↓↓↓

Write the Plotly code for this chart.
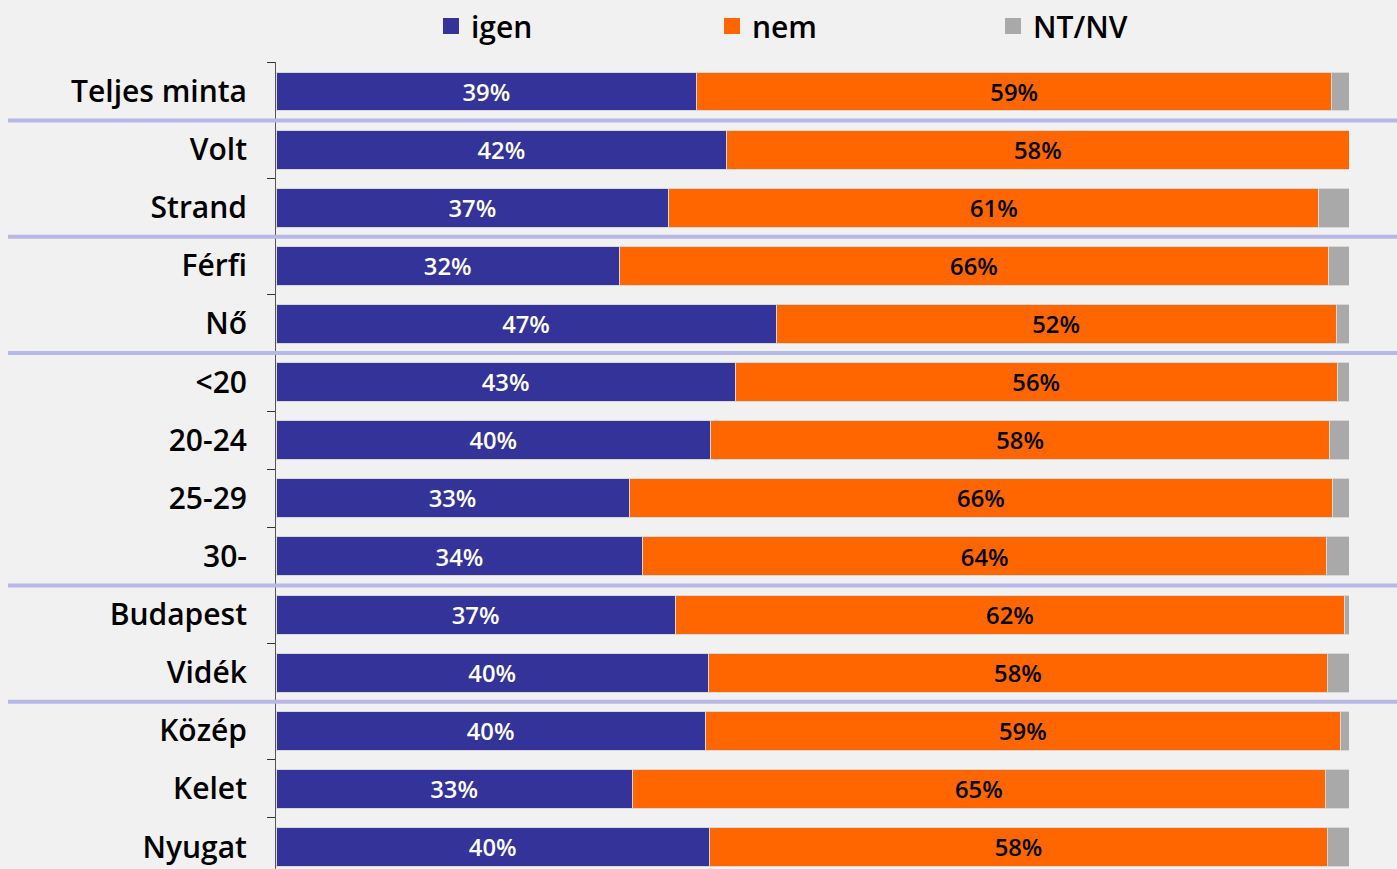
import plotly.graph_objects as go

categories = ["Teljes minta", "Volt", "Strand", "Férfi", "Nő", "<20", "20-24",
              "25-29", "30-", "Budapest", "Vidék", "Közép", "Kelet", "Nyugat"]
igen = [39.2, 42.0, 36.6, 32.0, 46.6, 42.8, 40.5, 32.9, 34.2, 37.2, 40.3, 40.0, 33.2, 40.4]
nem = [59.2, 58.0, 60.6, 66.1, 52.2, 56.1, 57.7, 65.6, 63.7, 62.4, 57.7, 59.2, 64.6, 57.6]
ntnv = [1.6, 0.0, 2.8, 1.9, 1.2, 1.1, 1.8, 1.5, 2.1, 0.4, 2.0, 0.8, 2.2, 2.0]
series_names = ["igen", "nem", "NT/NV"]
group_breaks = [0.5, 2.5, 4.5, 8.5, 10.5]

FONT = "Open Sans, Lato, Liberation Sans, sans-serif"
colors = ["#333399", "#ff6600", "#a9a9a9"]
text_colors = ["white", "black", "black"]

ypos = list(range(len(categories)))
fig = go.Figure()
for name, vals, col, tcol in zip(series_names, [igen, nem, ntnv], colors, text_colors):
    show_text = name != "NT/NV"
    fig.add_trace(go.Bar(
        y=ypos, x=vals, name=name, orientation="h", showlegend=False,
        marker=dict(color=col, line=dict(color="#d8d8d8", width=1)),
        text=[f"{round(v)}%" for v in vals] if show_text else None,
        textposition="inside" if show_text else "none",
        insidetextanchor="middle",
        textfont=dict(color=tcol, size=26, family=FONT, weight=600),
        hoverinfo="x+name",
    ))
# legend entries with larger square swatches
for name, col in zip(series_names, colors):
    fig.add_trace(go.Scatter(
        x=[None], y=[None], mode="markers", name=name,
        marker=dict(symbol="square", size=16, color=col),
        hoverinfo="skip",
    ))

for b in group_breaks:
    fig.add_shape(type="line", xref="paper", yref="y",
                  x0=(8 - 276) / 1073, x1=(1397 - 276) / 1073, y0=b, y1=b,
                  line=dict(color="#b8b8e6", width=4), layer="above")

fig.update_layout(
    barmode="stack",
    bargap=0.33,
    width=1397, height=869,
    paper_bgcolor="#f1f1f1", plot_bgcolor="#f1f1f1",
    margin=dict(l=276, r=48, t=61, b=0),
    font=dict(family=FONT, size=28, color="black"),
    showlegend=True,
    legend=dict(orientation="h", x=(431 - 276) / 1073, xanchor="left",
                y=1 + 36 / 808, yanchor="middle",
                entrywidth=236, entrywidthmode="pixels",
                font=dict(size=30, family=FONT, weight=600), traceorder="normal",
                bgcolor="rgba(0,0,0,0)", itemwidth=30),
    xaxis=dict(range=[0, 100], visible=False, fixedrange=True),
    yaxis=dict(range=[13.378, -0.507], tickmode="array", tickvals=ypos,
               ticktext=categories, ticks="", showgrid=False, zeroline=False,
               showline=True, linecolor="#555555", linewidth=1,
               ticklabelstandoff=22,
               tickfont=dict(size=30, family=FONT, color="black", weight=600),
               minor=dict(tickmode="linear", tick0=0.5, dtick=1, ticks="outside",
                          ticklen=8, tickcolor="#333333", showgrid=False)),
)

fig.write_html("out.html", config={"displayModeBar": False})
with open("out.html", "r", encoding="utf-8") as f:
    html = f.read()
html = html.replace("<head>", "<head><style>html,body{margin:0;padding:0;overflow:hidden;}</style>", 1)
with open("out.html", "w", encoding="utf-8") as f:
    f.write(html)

↑↑↑

■ **Task to complete**
From the first line above to the line containing "import plotly.graph_objects as go", repeat each line exactly. Pictures stay out.

■ **Response to the task**
Write the Plotly code for this chart.
import plotly.graph_objects as go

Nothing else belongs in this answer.